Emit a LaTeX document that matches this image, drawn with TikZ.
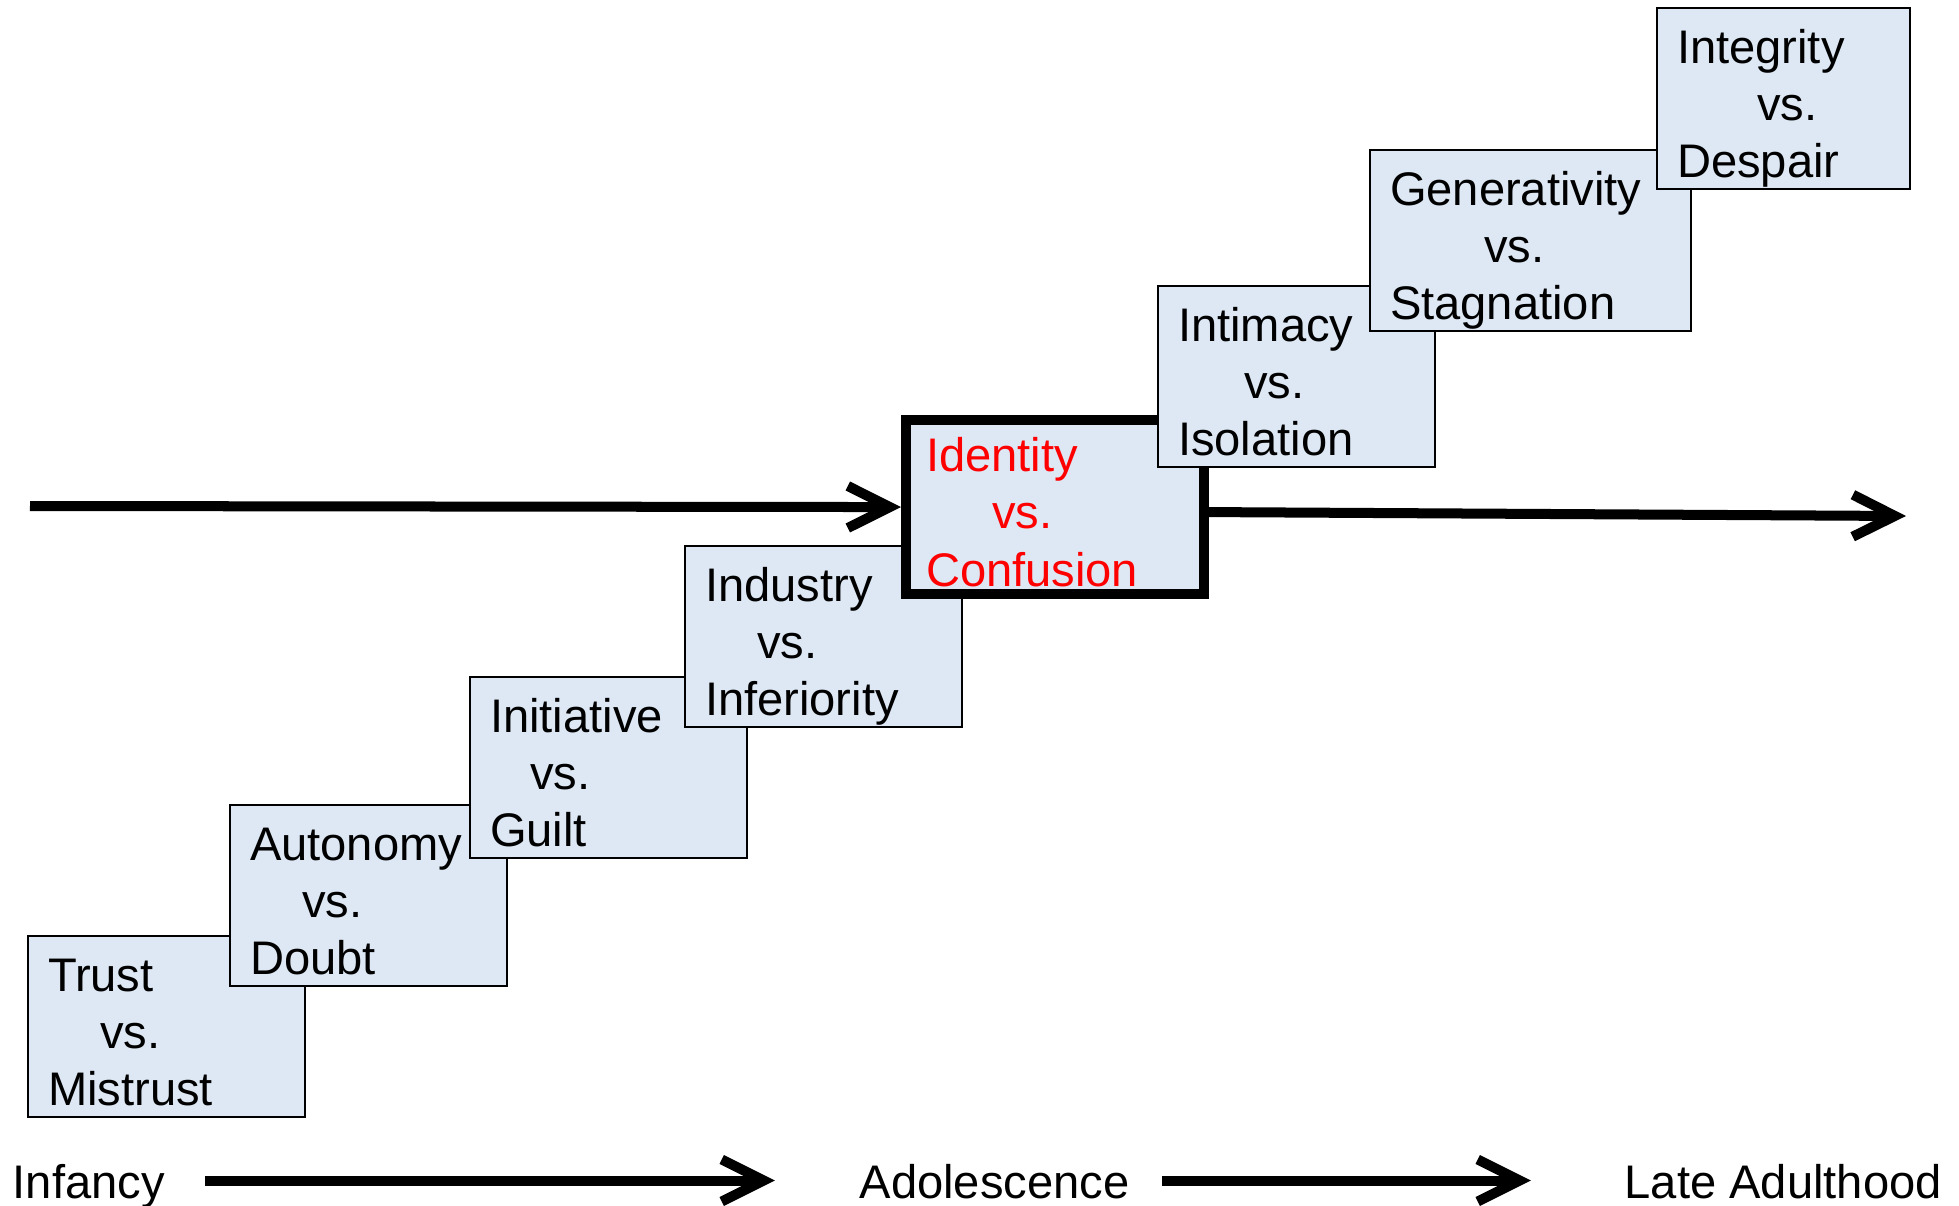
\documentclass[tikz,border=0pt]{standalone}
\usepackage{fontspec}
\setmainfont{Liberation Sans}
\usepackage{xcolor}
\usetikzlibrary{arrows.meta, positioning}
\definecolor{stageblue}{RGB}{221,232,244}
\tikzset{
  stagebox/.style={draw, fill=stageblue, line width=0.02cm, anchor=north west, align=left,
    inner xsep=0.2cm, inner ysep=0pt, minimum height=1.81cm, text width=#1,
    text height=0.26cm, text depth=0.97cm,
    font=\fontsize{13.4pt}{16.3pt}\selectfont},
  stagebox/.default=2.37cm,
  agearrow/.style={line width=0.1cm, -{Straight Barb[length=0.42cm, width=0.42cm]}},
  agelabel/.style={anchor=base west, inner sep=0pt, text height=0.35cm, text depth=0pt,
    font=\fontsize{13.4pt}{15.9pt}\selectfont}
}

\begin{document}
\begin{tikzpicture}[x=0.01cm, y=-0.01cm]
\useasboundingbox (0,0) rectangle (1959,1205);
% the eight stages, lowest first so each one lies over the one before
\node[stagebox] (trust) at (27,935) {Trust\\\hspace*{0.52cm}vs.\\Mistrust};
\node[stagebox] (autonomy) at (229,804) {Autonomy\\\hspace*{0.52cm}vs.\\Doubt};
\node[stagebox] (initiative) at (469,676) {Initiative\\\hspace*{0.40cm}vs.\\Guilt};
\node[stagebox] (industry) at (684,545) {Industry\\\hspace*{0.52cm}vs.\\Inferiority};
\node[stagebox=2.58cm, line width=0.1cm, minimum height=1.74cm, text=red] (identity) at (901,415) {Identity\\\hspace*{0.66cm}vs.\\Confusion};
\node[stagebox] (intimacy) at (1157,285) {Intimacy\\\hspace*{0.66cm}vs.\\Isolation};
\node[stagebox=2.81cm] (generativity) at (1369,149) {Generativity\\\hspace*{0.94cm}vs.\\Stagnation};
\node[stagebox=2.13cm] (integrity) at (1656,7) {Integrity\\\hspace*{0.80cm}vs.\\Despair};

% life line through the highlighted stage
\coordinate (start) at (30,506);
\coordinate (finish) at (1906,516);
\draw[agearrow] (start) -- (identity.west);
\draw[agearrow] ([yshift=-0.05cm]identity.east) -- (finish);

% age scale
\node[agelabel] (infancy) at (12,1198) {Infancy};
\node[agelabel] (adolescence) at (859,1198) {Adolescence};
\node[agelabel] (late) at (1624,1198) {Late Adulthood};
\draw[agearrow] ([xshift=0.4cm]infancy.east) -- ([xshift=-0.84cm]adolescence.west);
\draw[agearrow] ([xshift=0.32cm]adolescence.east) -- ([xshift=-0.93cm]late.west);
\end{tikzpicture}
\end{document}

**********

> [Directions]: Omitting all pictures, restate exactly the lines of the material from its start through the line that contains "([yshift=-0.05cm]identity.east) -- (finish);".

> [Response]:
Emit a LaTeX document that matches this image, drawn with TikZ.
\documentclass[tikz,border=0pt]{standalone}
\usepackage{fontspec}
\setmainfont{Liberation Sans}
\usepackage{xcolor}
\usetikzlibrary{arrows.meta, positioning}
\definecolor{stageblue}{RGB}{221,232,244}
\tikzset{
  stagebox/.style={draw, fill=stageblue, line width=0.02cm, anchor=north west, align=left,
    inner xsep=0.2cm, inner ysep=0pt, minimum height=1.81cm, text width=#1,
    text height=0.26cm, text depth=0.97cm,
    font=\fontsize{13.4pt}{16.3pt}\selectfont},
  stagebox/.default=2.37cm,
  agearrow/.style={line width=0.1cm, -{Straight Barb[length=0.42cm, width=0.42cm]}},
  agelabel/.style={anchor=base west, inner sep=0pt, text height=0.35cm, text depth=0pt,
    font=\fontsize{13.4pt}{15.9pt}\selectfont}
}

\begin{document}
\begin{tikzpicture}[x=0.01cm, y=-0.01cm]
\useasboundingbox (0,0) rectangle (1959,1205);
% the eight stages, lowest first so each one lies over the one before
\node[stagebox] (trust) at (27,935) {Trust\\\hspace*{0.52cm}vs.\\Mistrust};
\node[stagebox] (autonomy) at (229,804) {Autonomy\\\hspace*{0.52cm}vs.\\Doubt};
\node[stagebox] (initiative) at (469,676) {Initiative\\\hspace*{0.40cm}vs.\\Guilt};
\node[stagebox] (industry) at (684,545) {Industry\\\hspace*{0.52cm}vs.\\Inferiority};
\node[stagebox=2.58cm, line width=0.1cm, minimum height=1.74cm, text=red] (identity) at (901,415) {Identity\\\hspace*{0.66cm}vs.\\Confusion};
\node[stagebox] (intimacy) at (1157,285) {Intimacy\\\hspace*{0.66cm}vs.\\Isolation};
\node[stagebox=2.81cm] (generativity) at (1369,149) {Generativity\\\hspace*{0.94cm}vs.\\Stagnation};
\node[stagebox=2.13cm] (integrity) at (1656,7) {Integrity\\\hspace*{0.80cm}vs.\\Despair};

% life line through the highlighted stage
\coordinate (start) at (30,506);
\coordinate (finish) at (1906,516);
\draw[agearrow] (start) -- (identity.west);
\draw[agearrow] ([yshift=-0.05cm]identity.east) -- (finish);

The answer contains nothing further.